Before Weird Al Yankovic there was Allan Sherman. This summer marks the 50th anniversary of Sherman’s biggest hit, “Hello Muddah, Hello Fadduh,” a hilarious song in the form of a letter from a kid at sleepaway camp to his doting parents, and which features hapless campers like Joe Spivey (and his poison ivy) and Leonard Skinner (who got ptomaine poisoning after dinner). The ditty reached No. 2 on the Billboard charts, and Sherman’s album, My Son, The Folk Singer, sold 1 million copies.

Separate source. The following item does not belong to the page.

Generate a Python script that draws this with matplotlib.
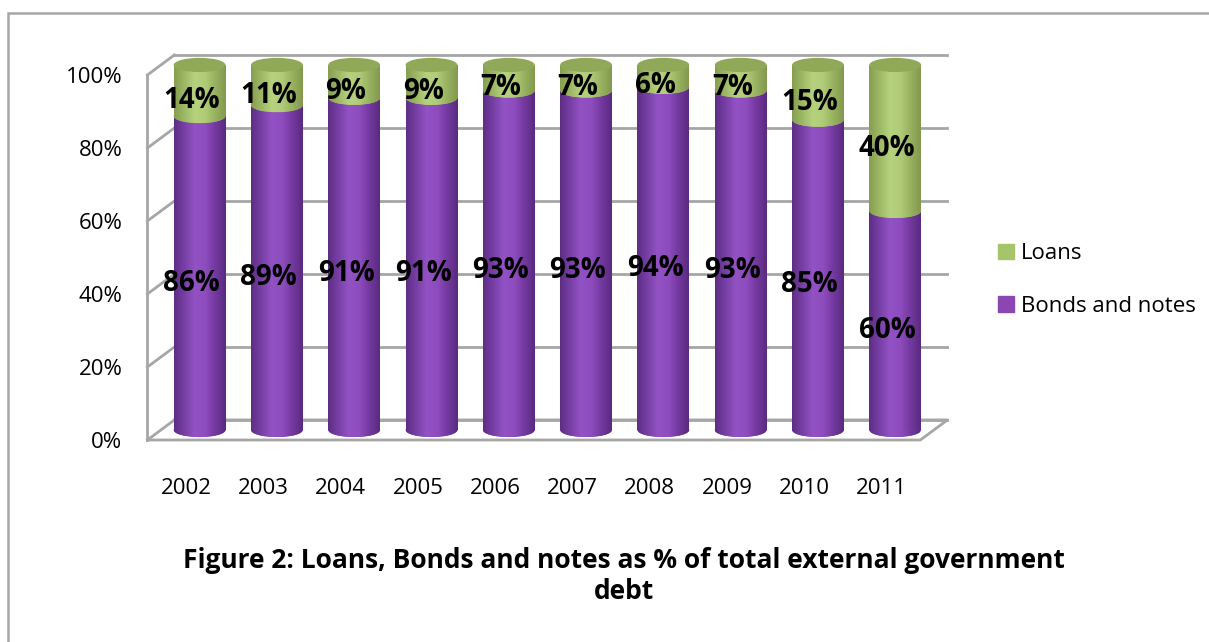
import numpy as np
import matplotlib
matplotlib.use("Agg")
import matplotlib.pyplot as plt
from matplotlib.patches import Ellipse, Patch, Rectangle
from matplotlib.colors import LinearSegmentedColormap

years = ['2002', '2003', '2004', '2005', '2006', '2007', '2008', '2009', '2010', '2011']
bonds = [86, 89, 91, 91, 93, 93, 94, 93, 85, 60]
loans = [14, 11, 9, 9, 7, 7, 6, 7, 15, 40]
yticks = [0, 20, 40, 60, 80, 100]

plt.rcParams['font.family'] = ['Open Sans', 'DejaVu Sans']

purple = LinearSegmentedColormap.from_list(
    'purple', ['#5E2E85', '#7840A6', '#9352C4', '#8E4DBE', '#7439A0', '#5A2B80'])
green = LinearSegmentedColormap.from_list(
    'green', ['#879F50', '#9EB966', '#B7D27F', '#B1CC78', '#98B261', '#83994D'])
cap = LinearSegmentedColormap.from_list(
    'cap', ['#7F9549', '#90A959', '#9CB665', '#98B161', '#8AA254', '#7B9146'])
grid_c = '#A6A6A6'

fig = plt.figure(figsize=(12.09, 6.42), dpi=100)
ax = fig.add_axes([147.4 / 1209, 202 / 642, 773 / 1209, 365 / 642])
ax.set_xlim(-0.5, 9.5)
ax.set_ylim(0, 100)
for s in ax.spines.values():
    s.set_visible(False)

# depth of the 3d box in data units
DX, DY = 0.35, 5.5
W, EH = 0.67, 3.9
x = np.arange(len(years))
xc = x + DX / 2

# walls and floor
for v in yticks:
    ax.plot([-0.5 + DX, 9.5 + DX], [v + DY, v + DY], color=grid_c, lw=2, zorder=1, clip_on=False)
    ax.plot([-0.5, -0.5 + DX], [v, v + DY], color=grid_c, lw=2, zorder=1, clip_on=False)
ax.plot([-0.5, -0.5], [0, 100], color=grid_c, lw=2, zorder=1, clip_on=False)
ax.plot([-0.5, 9.5, 9.5 + DX, -0.5 + DX], [0, 0, DY, DY], color=grid_c, lw=2, zorder=1, clip_on=False)

grad = np.linspace(0, 1, 64).reshape(1, -1)


def shade(patch, cmap, z):
    if patch.axes is None:
        ax.add_patch(patch)
    bb = patch.get_path().get_extents(patch.get_patch_transform())
    im = ax.imshow(grad, cmap=cmap, aspect='auto', extent=(bb.x0, bb.x1, bb.y0, bb.y1),
                   zorder=z, interpolation='bilinear')
    im.set_clip_path(patch)


base = DY / 2
for i in range(len(years)):
    e = Ellipse((xc[i], base), W, EH, facecolor='#7A40A8', edgecolor='none', zorder=2, clip_on=False)
    shade(e, purple, 2.1)
    e = Ellipse((xc[i], base + bonds[i]), W, EH, facecolor='#9EB966', edgecolor='none', zorder=4, clip_on=False)
    shade(e, green, 4.1)
    e = Ellipse((xc[i], base + bonds[i] + loans[i]), W, EH, facecolor='#90A959', edgecolor='none', zorder=6, clip_on=False)
    shade(e, cap, 6.1)

b1 = ax.bar(xc, bonds, W, bottom=base, color='#8A47B2', zorder=3, clip_on=False)
b2 = ax.bar(xc, loans, W, bottom=base + np.array(bonds), color='#A6C46A', zorder=5, clip_on=False)
for r in b1:
    shade(r, purple, 3.1)
for r in b2:
    shade(r, green, 5.1)

ax.set_xlim(-0.5, 9.5)
ax.set_ylim(0, 100)

# data labels
for i in range(len(years)):
    ax.text(x[i] + 0.07, bonds[i] / 2, f"{bonds[i]}%", ha='center', va='center',
            fontsize=20, fontweight='bold', zorder=10)
    ax.text(x[i] + 0.07, bonds[i] + loans[i] / 2, f"{loans[i]}%", ha='center', va='center',
            fontsize=20, fontweight='bold', zorder=10)

ax.set_xticks(x, years)
ax.set_yticks(yticks, [f"{v}%" for v in yticks])
ax.tick_params(axis='both', length=0, labelsize=16)
ax.tick_params(axis='x', pad=27)
ax.tick_params(axis='y', pad=18)

fig.legend(handles=[Patch(color='#A6C46A', label='Loans'),
                    Patch(color='#8A47B2', label='Bonds and notes')],
           loc='center left', bbox_to_anchor=(978 / 1209, 1 - 280 / 642),
           frameon=False, fontsize=16, handlelength=0.7, handleheight=0.7,
           handletextpad=0.35, labelspacing=1.4)

fig.text(624 / 1209, 1 - 576 / 642,
         "Figure 2: Loans, Bonds and notes as % of total external government\ndebt",
         ha='center', va='center', multialignment='center', fontsize=19,
         fontweight='bold', linespacing=1.2)

fig.add_artist(Rectangle((8 / 1209, -0.1), 1.2, 0.1 + 1 - 13 / 642, transform=fig.transFigure,
                         fill=False, edgecolor=grid_c, lw=1.8))

fig.savefig("out.png", dpi=100)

In the early ’60s, Sherman’s songs were as ubiquitous as chopped liver at a bar mitzvah, and his oeuvre was just as Jewish. In Sherman’s fevered imagination, “Greensleeves” became an ode to Sir Greenbaum, a righteous knight who gave up crusading and moved to heavily Jewish Shaker Heights, Ohio. “Frere Jacques” became “Sarah Jackman,” a lady with an exhaustive list of rhyming relatives. President Kennedy himself was allegedly spotted singing about Ms. Jackman in a hotel lobby.
Despite ringing of a bygone era, Sherman’s routines are still sidesplitting. For the definitive collection, check out My Son, The Box. And for the sharp-eyed, search Weird Al’s debut album cover for a tip-of-the-hat to Sherman. (Hint: Squint your eyes at the foot of the bed.)